Is it same or need to disable zeroing while creating only?


** disabled zeroing

[root@hp-dl380g10-1 ~]# lvchange -Zn nvmevg/glide_thinpool
  Logical volume nvmevg/glide_thinpool changed.

Also we do not see such performance difference while using ramdisk devices. 
Seeing this behavior for thinpool/lv backed by nvme devices only.


Thanks,
Rupesh

Comment 13 Mikuláš Patočka 2021-08-26 13:07:40 UTC
In my opinion, the user has unrealistic performance expectations here.

dm-thin takes locks - it takes pmd->pool_lock for read for each I/O and then it takes the dm-bufio lock for each btree node. If you submit massively parallel I/O to dm-thin, the cache lines containing the locks will be bouncing between the CPU cores and this will cause performance degradation.

The faster the underlying device is - the more performance degradation due to lock bouncing will you see. Ramdisk has slow performance (the benchmarks here show about 360MiB/s), so you won't see much degradation on it. 8-leg NVMe RAID-0 has high performance (3GiB/s), so the performance degradation is high.

If you want to achieven 3GiB/s, you must make sure that the I/O path is lockless.

It is not easy to avoid the locks and fix this. It could be fixed by leveraging the Intel transaction instructions (TSX), but that would be a lot of work and it could certainly not be done in RHEL7.

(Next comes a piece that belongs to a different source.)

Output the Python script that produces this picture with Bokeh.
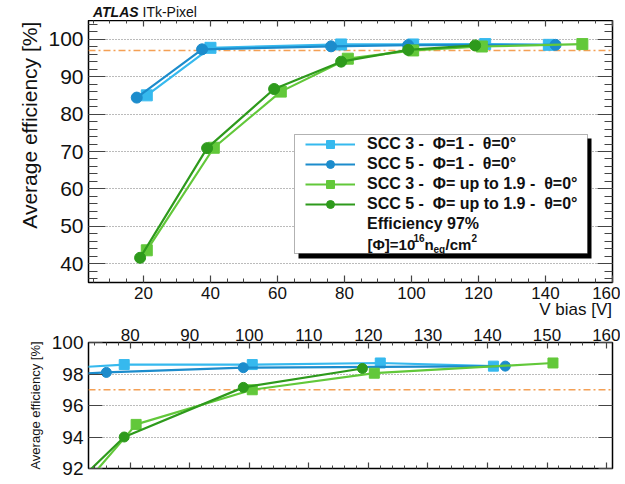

Comment 14 Jonathan Earl Brassow 2021-08-30 20:04:36 UTC
(In reply to Mikuláš Patočka from comment #13)
> In my opinion, the user has unrealistic performance expectations here.
> 
> dm-thin takes locks - it takes pmd->pool_lock for read for each I/O and then
> it takes the dm-bufio lock for each btree node. If you submit massively
> parallel I/O to dm-thin, the cache lines containing the locks will be
> bouncing between the CPU cores and this will cause performance degradation.
> 
> The faster the underlying device is - the more performance degradation due
> to lock bouncing will you see. Ramdisk has slow performance (the benchmarks
> here show about 360MiB/s), so you won't see much degradation on it. 8-leg
> NVMe RAID-0 has high performance (3GiB/s), so the performance degradation is
> high.
> 
> If you want to achieven 3GiB/s, you must make sure that the I/O path is
> lockless.
> 
> It is not easy to avoid the locks and fix this. It could be fixed by
> leveraging the Intel transaction instructions (TSX), but that would be a lot
> of work and it could certainly not be done in RHEL7.

I would like to mention that there is ongoing work to improve thin-p performance and scalability, but that too would be too much to backport to RHEL7.  These changes are intended to land sometime in RHEL9.